## Set task
Quote all lines below exactly. Images stay out.

-- start --

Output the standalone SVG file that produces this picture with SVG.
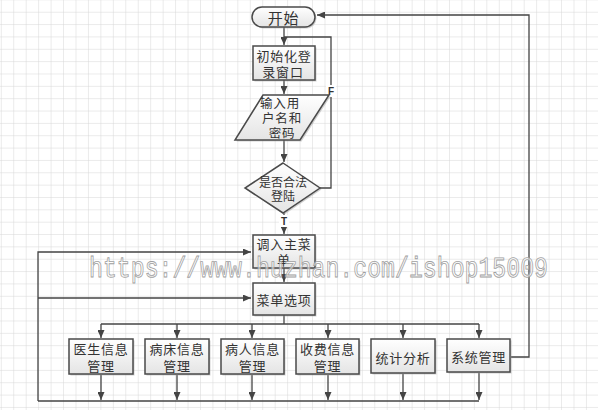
<svg xmlns="http://www.w3.org/2000/svg" width="598" height="410" viewBox="0 0 598 410">
<defs>
<pattern id="grid" patternUnits="userSpaceOnUse" x="0.8" y="-0.6" width="12.45" height="12.35">
<path d="M0,0 H12.45 M0,0 V12.35" fill="none" stroke="#d6d6d6" stroke-width="1"/>
</pattern>
<linearGradient id="fillg" x1="0" y1="0" x2="0" y2="1">
<stop offset="0" stop-color="#ffffff"/>
<stop offset="1" stop-color="#e4e4e4"/>
</linearGradient>
<marker id="arr" markerUnits="userSpaceOnUse" markerWidth="8" markerHeight="7" refX="8" refY="3.5" orient="auto">
<path d="M0,0 L8,3.5 L0,7 z" fill="#444"/>
</marker>
</defs>
<style>
.box{fill:url(#fillg);stroke:#4a4a4a;stroke-width:1.5}
.sh{fill:#9a9a9a;opacity:0.45}
.t{font-family:"Noto Sans CJK SC","Liberation Serif",serif;font-size:13px;fill:#333;text-anchor:middle;dominant-baseline:central;letter-spacing:0.8px}
.s{font-size:12.5px}
.c{fill:none;stroke:#444;stroke-width:1.3}
.lbl{font-family:"Liberation Sans",sans-serif;font-size:10px;font-weight:bold;fill:#333;text-anchor:middle;dominant-baseline:central}
.wm{font-family:"Liberation Mono",monospace;font-size:29px;fill:#ffffff;fill-opacity:0.6;stroke:#a0a0a0;stroke-width:0.9;text-rendering:geometricPrecision}
</style>
<rect x="0" y="0" width="598" height="410" fill="#ffffff"/>
<rect x="0" y="0" width="598" height="410" fill="url(#grid)"/>

<g id="connectors">
<path class="c" d="M511,357 H529 V15 H317" marker-end="url(#arr)"/>
<path class="c" d="M284,27 V45" marker-end="url(#arr)"/>
<path class="c" d="M320,188 H331 V37 H284"/>
<path class="c" d="M284,80 V94" marker-end="url(#arr)"/>
<path class="c" d="M284,140 V162" marker-end="url(#arr)"/>
<path class="c" d="M284,213 V234" marker-end="url(#arr)"/>
<path class="c" d="M284,268 V282" marker-end="url(#arr)"/>
<path class="c" d="M38,401 V252 H251" marker-end="url(#arr)"/>
<path class="c" d="M38,298 H251" marker-end="url(#arr)"/>
<path class="c" d="M284,315 V324"/>
<path class="c" d="M101,324 H479"/>
<path class="c" d="M101,324 V338" marker-end="url(#arr)"/>
<path class="c" d="M177,324 V338" marker-end="url(#arr)"/>
<path class="c" d="M252,324 V338" marker-end="url(#arr)"/>
<path class="c" d="M328,324 V338" marker-end="url(#arr)"/>
<path class="c" d="M403,324 V338" marker-end="url(#arr)"/>
<path class="c" d="M479,324 V338" marker-end="url(#arr)"/>
<path class="c" d="M38,401 H479"/>
<path class="c" d="M101,375 V400" marker-end="url(#arr)"/>
<path class="c" d="M177,375 V400" marker-end="url(#arr)"/>
<path class="c" d="M252,375 V400" marker-end="url(#arr)"/>
<path class="c" d="M328,375 V400" marker-end="url(#arr)"/>
<path class="c" d="M403,374 V400" marker-end="url(#arr)"/>
<path class="c" d="M479,373 V400" marker-end="url(#arr)"/>
<rect x="326" y="85" width="10" height="12" fill="#ffffff"/>
<text class="lbl" x="331" y="91">F</text>
<rect x="279" y="215" width="10" height="12" fill="#ffffff"/>
<text class="lbl" x="284" y="221">T</text>
</g>

<g id="start">
<rect class="sh" x="253.5" y="8.5" width="63" height="20" rx="10"/>
<rect class="box" x="252" y="7" width="63" height="20" rx="10"/>
<text class="t" x="283.5" y="17" style="font-size:15px">开始</text>
</g>

<g id="init">
<rect class="sh" x="254.5" y="47.5" width="62" height="34"/>
<rect class="box" x="253" y="46" width="62" height="34"/>
<text class="t" x="284" y="55">初始化登</text>
<text class="t" x="283" y="71">录窗口</text>
</g>

<g id="input">
<polygon class="sh" points="264.5,96.5 330.5,96.5 301.5,141.5 236.5,141.5"/>
<polygon class="box" points="263,95 329,95 300,140 235,140"/>
<text class="t s" x="280" y="102">输入用</text>
<text class="t s" x="282" y="117">户名和</text>
<text class="t s" x="282" y="132">密码</text>
</g>

<g id="check">
<polygon class="sh" points="284.5,164.5 321.5,189.5 284.5,214.5 246.5,189.5"/>
<polygon class="box" points="283,163 320,188 283,213 245,188"/>
<text class="t" x="283" y="181" style="font-size:12px;letter-spacing:0">是否合法</text>
<text class="t" x="283" y="195" style="font-size:12px;letter-spacing:0">登陆</text>
</g>

<g id="mainmenu">
<rect class="sh" x="254.5" y="236.5" width="62" height="33"/>
<rect class="box" x="253" y="235" width="62" height="33"/>
<text class="t" x="284" y="243">调入主菜</text>
<text class="t" x="284" y="259">单</text>
</g>

<g id="menuopt">
<rect class="sh" x="254.5" y="284.5" width="62" height="32"/>
<rect class="box" x="253" y="283" width="62" height="32"/>
<text class="t" x="284" y="299">菜单选项</text>
</g>

<g id="doctor">
<rect class="sh" x="70.5" y="340.5" width="64" height="35"/>
<rect class="box" x="69" y="339" width="64" height="35"/>
<text class="t" x="101" y="348">医生信息</text>
<text class="t" x="101" y="365">管理</text>
</g>

<g id="bed">
<rect class="sh" x="146.5" y="340.5" width="64" height="35"/>
<rect class="box" x="145" y="339" width="64" height="35"/>
<text class="t" x="177" y="348">病床信息</text>
<text class="t" x="177" y="365">管理</text>
</g>

<g id="patient">
<rect class="sh" x="222.5" y="340.5" width="63" height="35"/>
<rect class="box" x="221" y="339" width="63" height="35"/>
<text class="t" x="252.5" y="348">病人信息</text>
<text class="t" x="252.5" y="365">管理</text>
</g>

<g id="fee">
<rect class="sh" x="297.5" y="340.5" width="63" height="35"/>
<rect class="box" x="296" y="339" width="63" height="35"/>
<text class="t" x="327.5" y="348">收费信息</text>
<text class="t" x="327.5" y="365">管理</text>
</g>

<g id="stats">
<rect class="sh" x="372.5" y="340.5" width="64" height="34"/>
<rect class="box" x="371" y="339" width="64" height="34"/>
<text class="t" x="403" y="357">统计分析</text>
</g>

<g id="sysmgmt">
<rect class="sh" x="448.5" y="340.5" width="63" height="33"/>
<rect class="box" x="447" y="339" width="63" height="33"/>
<text class="t" x="478.5" y="356">系统管理</text>
</g>

<text class="wm" x="89" y="277" textLength="459" lengthAdjust="spacingAndGlyphs">https://www.huzhan.com/ishop15009</text>
</svg>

-- end --

## Solution to the exercise
Output the standalone SVG file that produces this picture with SVG.
<svg xmlns="http://www.w3.org/2000/svg" width="598" height="410" viewBox="0 0 598 410">
<defs>
<pattern id="grid" patternUnits="userSpaceOnUse" x="0.8" y="-0.6" width="12.45" height="12.35">
<path d="M0,0 H12.45 M0,0 V12.35" fill="none" stroke="#d6d6d6" stroke-width="1"/>
</pattern>
<linearGradient id="fillg" x1="0" y1="0" x2="0" y2="1">
<stop offset="0" stop-color="#ffffff"/>
<stop offset="1" stop-color="#e4e4e4"/>
</linearGradient>
<marker id="arr" markerUnits="userSpaceOnUse" markerWidth="8" markerHeight="7" refX="8" refY="3.5" orient="auto">
<path d="M0,0 L8,3.5 L0,7 z" fill="#444"/>
</marker>
</defs>
<style>
.box{fill:url(#fillg);stroke:#4a4a4a;stroke-width:1.5}
.sh{fill:#9a9a9a;opacity:0.45}
.t{font-family:"Noto Sans CJK SC","Liberation Serif",serif;font-size:13px;fill:#333;text-anchor:middle;dominant-baseline:central;letter-spacing:0.8px}
.s{font-size:12.5px}
.c{fill:none;stroke:#444;stroke-width:1.3}
.lbl{font-family:"Liberation Sans",sans-serif;font-size:10px;font-weight:bold;fill:#333;text-anchor:middle;dominant-baseline:central}
.wm{font-family:"Liberation Mono",monospace;font-size:29px;fill:#ffffff;fill-opacity:0.6;stroke:#a0a0a0;stroke-width:0.9;text-rendering:geometricPrecision}
</style>
<rect x="0" y="0" width="598" height="410" fill="#ffffff"/>
<rect x="0" y="0" width="598" height="410" fill="url(#grid)"/>

<g id="connectors">
<path class="c" d="M511,357 H529 V15 H317" marker-end="url(#arr)"/>
<path class="c" d="M284,27 V45" marker-end="url(#arr)"/>
<path class="c" d="M320,188 H331 V37 H284"/>
<path class="c" d="M284,80 V94" marker-end="url(#arr)"/>
<path class="c" d="M284,140 V162" marker-end="url(#arr)"/>
<path class="c" d="M284,213 V234" marker-end="url(#arr)"/>
<path class="c" d="M284,268 V282" marker-end="url(#arr)"/>
<path class="c" d="M38,401 V252 H251" marker-end="url(#arr)"/>
<path class="c" d="M38,298 H251" marker-end="url(#arr)"/>
<path class="c" d="M284,315 V324"/>
<path class="c" d="M101,324 H479"/>
<path class="c" d="M101,324 V338" marker-end="url(#arr)"/>
<path class="c" d="M177,324 V338" marker-end="url(#arr)"/>
<path class="c" d="M252,324 V338" marker-end="url(#arr)"/>
<path class="c" d="M328,324 V338" marker-end="url(#arr)"/>
<path class="c" d="M403,324 V338" marker-end="url(#arr)"/>
<path class="c" d="M479,324 V338" marker-end="url(#arr)"/>
<path class="c" d="M38,401 H479"/>
<path class="c" d="M101,375 V400" marker-end="url(#arr)"/>
<path class="c" d="M177,375 V400" marker-end="url(#arr)"/>
<path class="c" d="M252,375 V400" marker-end="url(#arr)"/>
<path class="c" d="M328,375 V400" marker-end="url(#arr)"/>
<path class="c" d="M403,374 V400" marker-end="url(#arr)"/>
<path class="c" d="M479,373 V400" marker-end="url(#arr)"/>
<rect x="326" y="85" width="10" height="12" fill="#ffffff"/>
<text class="lbl" x="331" y="91">F</text>
<rect x="279" y="215" width="10" height="12" fill="#ffffff"/>
<text class="lbl" x="284" y="221">T</text>
</g>

<g id="start">
<rect class="sh" x="253.5" y="8.5" width="63" height="20" rx="10"/>
<rect class="box" x="252" y="7" width="63" height="20" rx="10"/>
<text class="t" x="283.5" y="17" style="font-size:15px">开始</text>
</g>

<g id="init">
<rect class="sh" x="254.5" y="47.5" width="62" height="34"/>
<rect class="box" x="253" y="46" width="62" height="34"/>
<text class="t" x="284" y="55">初始化登</text>
<text class="t" x="283" y="71">录窗口</text>
</g>

<g id="input">
<polygon class="sh" points="264.5,96.5 330.5,96.5 301.5,141.5 236.5,141.5"/>
<polygon class="box" points="263,95 329,95 300,140 235,140"/>
<text class="t s" x="280" y="102">输入用</text>
<text class="t s" x="282" y="117">户名和</text>
<text class="t s" x="282" y="132">密码</text>
</g>

<g id="check">
<polygon class="sh" points="284.5,164.5 321.5,189.5 284.5,214.5 246.5,189.5"/>
<polygon class="box" points="283,163 320,188 283,213 245,188"/>
<text class="t" x="283" y="181" style="font-size:12px;letter-spacing:0">是否合法</text>
<text class="t" x="283" y="195" style="font-size:12px;letter-spacing:0">登陆</text>
</g>

<g id="mainmenu">
<rect class="sh" x="254.5" y="236.5" width="62" height="33"/>
<rect class="box" x="253" y="235" width="62" height="33"/>
<text class="t" x="284" y="243">调入主菜</text>
<text class="t" x="284" y="259">单</text>
</g>

<g id="menuopt">
<rect class="sh" x="254.5" y="284.5" width="62" height="32"/>
<rect class="box" x="253" y="283" width="62" height="32"/>
<text class="t" x="284" y="299">菜单选项</text>
</g>

<g id="doctor">
<rect class="sh" x="70.5" y="340.5" width="64" height="35"/>
<rect class="box" x="69" y="339" width="64" height="35"/>
<text class="t" x="101" y="348">医生信息</text>
<text class="t" x="101" y="365">管理</text>
</g>

<g id="bed">
<rect class="sh" x="146.5" y="340.5" width="64" height="35"/>
<rect class="box" x="145" y="339" width="64" height="35"/>
<text class="t" x="177" y="348">病床信息</text>
<text class="t" x="177" y="365">管理</text>
</g>

<g id="patient">
<rect class="sh" x="222.5" y="340.5" width="63" height="35"/>
<rect class="box" x="221" y="339" width="63" height="35"/>
<text class="t" x="252.5" y="348">病人信息</text>
<text class="t" x="252.5" y="365">管理</text>
</g>

<g id="fee">
<rect class="sh" x="297.5" y="340.5" width="63" height="35"/>
<rect class="box" x="296" y="339" width="63" height="35"/>
<text class="t" x="327.5" y="348">收费信息</text>
<text class="t" x="327.5" y="365">管理</text>
</g>

<g id="stats">
<rect class="sh" x="372.5" y="340.5" width="64" height="34"/>
<rect class="box" x="371" y="339" width="64" height="34"/>
<text class="t" x="403" y="357">统计分析</text>
</g>

<g id="sysmgmt">
<rect class="sh" x="448.5" y="340.5" width="63" height="33"/>
<rect class="box" x="447" y="339" width="63" height="33"/>
<text class="t" x="478.5" y="356">系统管理</text>
</g>

<text class="wm" x="89" y="277" textLength="459" lengthAdjust="spacingAndGlyphs">https://www.huzhan.com/ishop15009</text>
</svg>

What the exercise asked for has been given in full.